4. Jailhouse Rock (1957) Though it was not Elvis’ first film, it is probably easily his best, and from the music to the plot (which shares some notes with Kazan’s A Face in the Crowd from the same year) this film delivers. In a nutshell, Elvis learns how to break into the record industry while in jail serving time for manslaughter (not murder as some folks seem to recall), and once he gets out he becomes a major star while putting his prison past far out of sight and out of mind. Director Richard Thorpe had a career ranging back into the 1920’s, and his experienced eye gives the film a great look. Beyond being a classic Elvis film, Jailhouse Rock deserves to be considered a classic of American cinema.

3. Eddie Presley (1992) Duane Whitaker is probably most recognized for being the pawn shop clerk Maynard from Pulp Fiction, but if life were fair, then he would get recognized from his dramatic turn in Eddie Presley. Essentially the film is a slice of life picture that follows Eddie, an Elvis impersonator, through his day. Don’t go in expecting lots of laughs (though there are some) or action (cause there’s not any), but if you want a near perfect character study, then this if a film you should definitely be checking out. Director Jeff Burr (Puppet Master 4, Night of the Scarecrow) gets some great performances from his cast of mostly unknowns, and he manages to wrangle a few familiar faces to keep on the lookout for Ted Rami, Laurence Tierney, Quentin Tarantino, and Bruce Campbell.

2. Bubba Ho-Tep (2002) Speaking of Mr. Campbell leads me to our number 2 film, Bubba Ho-Tep. Based on a story by horror/thriller writer Joe Lansdale and directed by Phantasm helmer Don Coscarelli, the film stars Campbell as Elvis, or at least a resident of a nursing home who says he is Elvis, and Ozzie Davis as JFK. As most of you probably know, Elvis and JFK must team up to fight an Egyptian mummy on the loose. For such a silly sounding film, it packs an emotional punch that I didn’t see coming, and it hit me especially hard after laughing so steadily throughout the film. Bubba Ho-Tep is a modern classic, and it is a shame that Campbell will not be returning for the planned sequel.

1. Elvis: The ‘68 Comeback Special (uhhh, 1968) After Elvis returned from serving in the Army, he needed a way to reintroduce himself to a world that was entering the Summer of Love with a drug fueled, Beatles influenced haze. That way ended up being the ‘68 comeback special. Every moment of this special exudes the reasons that Elvis was such an incredible performer and why people like me are still making the hajj to Memphis to see his home. I could say more about this one, but why go on when I could let the King take over from here. So that wraps it up. I will see you guys in about a week’s time, and until then enjoy this clip from the King of Rock and Roll.
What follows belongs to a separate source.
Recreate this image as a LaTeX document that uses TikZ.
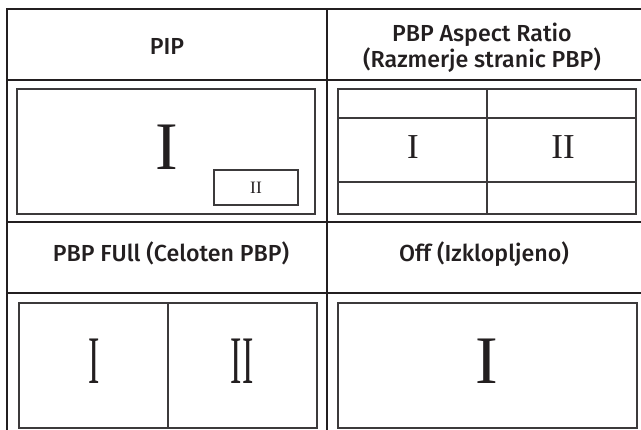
\documentclass[tikz,border=0pt]{standalone}
\usepackage{fontspec}
\usepackage{graphicx}
\setmainfont{Liberation Serif}
\setsansfont{Fira Sans}[BoldFont={Fira Sans Medium}]
\usetikzlibrary{positioning}
\definecolor{Ink}{HTML}{231F20}
\definecolor{Frame}{HTML}{3C3A3B}
\tikzset{
  table line/.style={draw=Ink,line width=1.1pt},
  screen box/.style={draw=Frame,line width=0.55pt},
  mode head/.style={font=\sffamily\bfseries\fontsize{11.6}{13}\selectfont,
    align=center,text=Ink,inner sep=0pt,anchor=base},
  numeral/.style={font=\fontsize{#1}{#1}\selectfont,text=Ink,inner sep=0pt}
}

\begin{document}
\begin{tikzpicture}[x=0.5pt,y=-0.5pt]
  \clip (0,0) rectangle (641,429);
  % table frame
  \draw[table line] (7,9) rectangle (647,436);
  \draw[table line] (327,9) -- (327,436);
  \draw[table line] (7,80) -- (647,80);
  \draw[table line] (7,222) -- (647,222);
  \draw[table line] (7,293) -- (647,293);
  % headers
  \node[mode head] (pip head) at (167,54) {PIP};
  \node[mode head] (aspect head) at (482,67) {PBP Aspect Ratio\\(Razmerje stranic PBP)};
  \node[mode head] (full head) at (171,261) {PBP FUll (Celoten PBP)};
  \node[mode head] (off head) at (484,261) {Off (Izklopljeno)};
  % PIP
  \draw[screen box] (17,89) rectangle (315,214);
  \draw[screen box] (214,170) rectangle (298,205);
  \node[numeral=34] (pip main) at (167,147) {I};
  \node[numeral=8.7] (pip sub) at (256,188) {II};
  % PBP aspect ratio
  \draw[screen box] (338,89) rectangle (636,214);
  \draw[screen box] (487,89) -- (487,214);
  \draw[screen box] (338,118) -- (636,118);
  \draw[screen box] (338,182) -- (636,182);
  \node[numeral=17.5] (aspect one) at (413,147) {I};
  \node[numeral=17.5] (aspect two) at (563,147) {II};
  % PBP full
  \draw[screen box] (19,303) rectangle (317,428);
  \draw[screen box] (168,303) -- (168,428);
  \node[numeral=34] (full one) at (94,361) {\scalebox{0.5}[1]{I}};
  \node[numeral=34] (full two) at (242,361) {\scalebox{0.5}[1]{II}};
  % off
  \draw[screen box] (338,303) rectangle (637,428);
  \node[numeral=34] (off main) at (487,361) {I};
\end{tikzpicture}
\end{document}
    There's a couple of movies on your list that I haven't seen, but will now definitely have to see.

    TCB in Memphis!

  2. I love Jailhouse Rock, but I have to argue about it as Elvis's best. I think Flaming Star deserves that one. Elvis never did a better serious performance than in that. Plus, it's a Western directed by Don Siegel. Lotsa goodness.

    Elvis and Godzilla did meet, somewhat: Harum Scarum was released on a double-bill with Ghidorah, the Three-Headed Monster for their initial U.S. run. The tagline: "The Beast and the Beat!"

  3. We could argue the best movies with Elvis in them. But I definitely loved Carpenter's Elvis(back then I had no idea who Carpenter was).

    Much as I love Bruce Campbell, I just can't get on board for Bubba Ho Tep. Just couldn't get into it. And talk about anticlimactic!

  4. no 3000 Miles To Graceland? You had Elvi robbing casinos and shooting each other. I thought it was a good bit of fun.